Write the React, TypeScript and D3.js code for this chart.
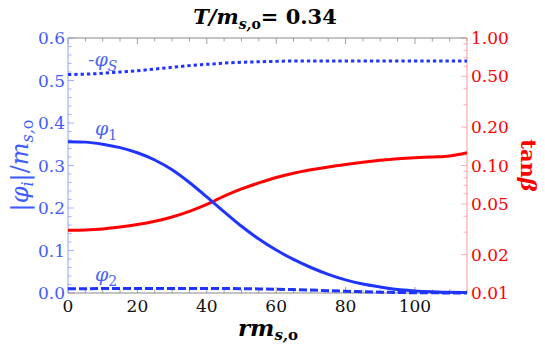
import React, { useEffect, useRef } from "react";
import * as d3 from "d3";

// radius grid (r m_s,o)
const rGrid = [0, 5, 10, 15, 20, 25, 30, 35, 40, 45, 50, 55, 60, 65, 70, 75, 80, 85, 90, 95, 100, 105, 110, 115];
// -phi_S / m_s,o (dotted)
const phiS = [0.514, 0.515, 0.517, 0.52, 0.523, 0.527, 0.531, 0.535, 0.538, 0.541, 0.543, 0.544, 0.545, 0.546, 0.546, 0.546, 0.546, 0.546, 0.546, 0.546, 0.546, 0.546, 0.546, 0.546];
// phi_1 / m_s,o (solid)
const phi1 = [0.356, 0.355, 0.35, 0.342, 0.33, 0.313, 0.29, 0.26, 0.226, 0.191, 0.157, 0.127, 0.101, 0.079, 0.06, 0.044, 0.031, 0.021, 0.014, 0.008, 0.005, 0.003, 0.0015, 0.001];
// phi_2 / m_s,o (dashed)
const phi2 = [0.01, 0.0102, 0.0104, 0.0106, 0.0107, 0.0108, 0.0108, 0.0108, 0.0107, 0.0105, 0.0102, 0.0097, 0.009, 0.008, 0.0068, 0.0055, 0.0042, 0.003, 0.002, 0.0012, 0.0007, 0.0004, 0.0002, 0.0001];
// tan beta (right log axis)
const tanB = [0.031, 0.0312, 0.0318, 0.0329, 0.0344, 0.0365, 0.0395, 0.0437, 0.0495, 0.0575, 0.0655, 0.073, 0.0805, 0.087, 0.0925, 0.0975, 0.102, 0.1062, 0.1098, 0.1128, 0.115, 0.1166, 0.1188, 0.126];

const xTicks = [0, 20, 40, 60, 80, 100];
const yLeftTicks = [0, 0.1, 0.2, 0.3, 0.4, 0.5, 0.6];
const yRightTicks = [0.01, 0.02, 0.05, 0.1, 0.2, 0.5, 1];

const FONT = "DejaVu Serif";
const BLUE = "#1f35ff";
const LBLUE = "#4a64f5";
const RED = "#ff0000";

export default function App() {
  const ref = useRef<SVGSVGElement>(null);

  useEffect(() => {
    const svg = d3.select(ref.current);
    svg.selectAll("*").remove();

    const left = 68, right = 467, top = 38, bottom = 293;

    const x = d3.scaleLinear().domain([0, 115]).range([left, right]);
    const yL = d3.scaleLinear().domain([0, 0.6]).range([bottom, top]);
    const yR = d3.scaleLog().domain([0.01, 1]).range([bottom, top]);

    const g = svg.append("g");

    // frame ticks (inward)
    d3.range(0, 116, 5).forEach((v) => {
      const len = v % 20 === 0 ? 6 : 3.5;
      g.append("line").attr("x1", x(v)).attr("x2", x(v)).attr("y1", bottom).attr("y2", bottom - len).attr("stroke", "#888").attr("stroke-width", 0.8);
      g.append("line").attr("x1", x(v)).attr("x2", x(v)).attr("y1", top).attr("y2", top + len).attr("stroke", "#888").attr("stroke-width", 0.8);
    });
    d3.range(0, 0.601, 0.02).forEach((v, i) => {
      const len = i % 5 === 0 ? 6 : 3.5;
      g.append("line").attr("x1", left).attr("x2", left + len).attr("y1", yL(v)).attr("y2", yL(v)).attr("stroke", "#8fa0ff").attr("stroke-width", 0.8);
    });
    const logMinor: number[] = [];
    [0.01, 0.1].forEach((d) => d3.range(1, 10).forEach((k) => logMinor.push(k * d)));
    logMinor.push(1);
    logMinor.forEach((v) => {
      const major = yRightTicks.some((t) => Math.abs(t - v) < 1e-9);
      const len = major ? 6 : 3.5;
      g.append("line").attr("x1", right).attr("x2", right - len).attr("y1", yR(v)).attr("y2", yR(v)).attr("stroke", "#ff9a9a").attr("stroke-width", 0.8);
    });

    // frame lines
    g.append("line").attr("x1", left).attr("x2", right).attr("y1", bottom).attr("y2", bottom).attr("stroke", "#888");
    g.append("line").attr("x1", left).attr("x2", right).attr("y1", top).attr("y2", top).attr("stroke", "#888");
    g.append("line").attr("x1", left).attr("x2", left).attr("y1", top).attr("y2", bottom).attr("stroke", "#8fa0ff");
    g.append("line").attr("x1", right).attr("x2", right).attr("y1", top).attr("y2", bottom).attr("stroke", "#ff9a9a");

    // tick labels
    xTicks.forEach((v) => {
      g.append("text").attr("x", x(v)).attr("y", bottom + 19).attr("text-anchor", "middle").attr("font-family", FONT).attr("font-size", 17).attr("fill", "#111").text(String(v));
    });
    yLeftTicks.forEach((v) => {
      g.append("text").attr("x", left - 3).attr("y", yL(v) + 6).attr("text-anchor", "end").attr("font-family", FONT).attr("font-size", 17).attr("fill", "#3f5cff").text(v.toFixed(1));
    });
    yRightTicks.forEach((v) => {
      g.append("text").attr("x", right + 4).attr("y", yR(v) + 6).attr("text-anchor", "start").attr("font-family", FONT).attr("font-size", 17).attr("fill", RED).text(v.toFixed(2));
    });

    const pts = (ys: number[]) => rGrid.map((r, i) => [r, ys[i]] as [number, number]);
    const lineL = d3.line<[number, number]>().x((d) => x(d[0])).y((d) => yL(d[1])).curve(d3.curveMonotoneX);
    const lineR = d3.line<[number, number]>().x((d) => x(d[0])).y((d) => yR(d[1])).curve(d3.curveMonotoneX);

    g.append("path").attr("d", lineR(pts(tanB))).attr("fill", "none").attr("stroke", RED).attr("stroke-width", 3);
    g.append("path").attr("d", lineL(pts(phi2))).attr("fill", "none").attr("stroke", BLUE).attr("stroke-width", 3).attr("stroke-dasharray", "8,3");
    g.append("path").attr("d", lineL(pts(phiS))).attr("fill", "none").attr("stroke", BLUE).attr("stroke-width", 3).attr("stroke-dasharray", "3.3,3");
    g.append("path").attr("d", lineL(pts(phi1))).attr("fill", "none").attr("stroke", BLUE).attr("stroke-width", 3);

    // curve labels
    const lab = (px: number, py: number, main: string, sub: string, subItalic: boolean) => {
      const t = g.append("text").attr("x", px).attr("y", py).attr("font-family", FONT).attr("font-size", 19).attr("fill", LBLUE);
      t.append("tspan").attr("font-style", "italic").text(main);
      t.append("tspan").attr("dy", 5).attr("font-size", 14).attr("font-style", subItalic ? "italic" : "normal").text(sub);
    };
    lab(88, 66, "-φ", "S", true);
    lab(95, 135, "φ", "1", false);
    lab(95, 281, "φ", "2", false);

    // title
    const title = svg.append("text").attr("x", 265).attr("y", 24).attr("text-anchor", "middle").attr("font-family", FONT).attr("font-size", 21).attr("font-weight", "bold").attr("fill", "#000");
    title.append("tspan").attr("font-style", "italic").text("T/m");
    title.append("tspan").attr("dy", 5).attr("font-size", 14).attr("font-style", "italic").text("s,");
    title.append("tspan").attr("font-size", 14).text("o");
    title.append("tspan").attr("dy", -5).text("= 0.34");

    // x label
    const xl = svg.append("text").attr("x", 268).attr("y", 336).attr("text-anchor", "middle").attr("font-family", FONT).attr("font-size", 23).attr("font-weight", "bold").attr("fill", "#000");
    xl.append("tspan").attr("font-style", "italic").text("rm");
    xl.append("tspan").attr("dy", 4).attr("font-size", 15).attr("font-style", "italic").text("s,");
    xl.append("tspan").attr("font-size", 15).text("o");

    // left y label
    const yl = svg.append("text").attr("transform", `translate(28,${(top + bottom) / 2}) rotate(-90)`).attr("text-anchor", "middle").attr("font-family", FONT).attr("font-size", 24).attr("fill", "#3f5cff");
    yl.append("tspan").text("|");
    yl.append("tspan").attr("font-style", "italic").text("φ");
    yl.append("tspan").attr("dy", 5).attr("font-size", 16).attr("font-style", "italic").text("i");
    yl.append("tspan").attr("dy", -5).text("|/");
    yl.append("tspan").attr("font-style", "italic").text("m");
    yl.append("tspan").attr("dy", 5).attr("font-size", 16).attr("font-style", "italic").text("s,");
    yl.append("tspan").attr("font-size", 16).text("o");

    // right y label
    const yr = svg.append("text").attr("transform", `translate(521,${(top + bottom) / 2}) rotate(90)`).attr("text-anchor", "middle").attr("font-family", FONT).attr("font-size", 21).attr("font-weight", "bold").attr("fill", RED);
    yr.append("tspan").text("tan");
    yr.append("tspan").attr("font-style", "italic").text("β");
  }, []);

  return (
    <svg ref={ref} width={545} height={345} style={{ position: "absolute", left: 0, top: 0, background: "#fff" }} />
  );
}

→ **Given request**
Return nothing but the lines running from the start of the data to the line with "import * as", please, both ends included and no pictures.

→ **Response**
Write the React, TypeScript and D3.js code for this chart.
import React, { useEffect, useRef } from "react";
import * as d3 from "d3";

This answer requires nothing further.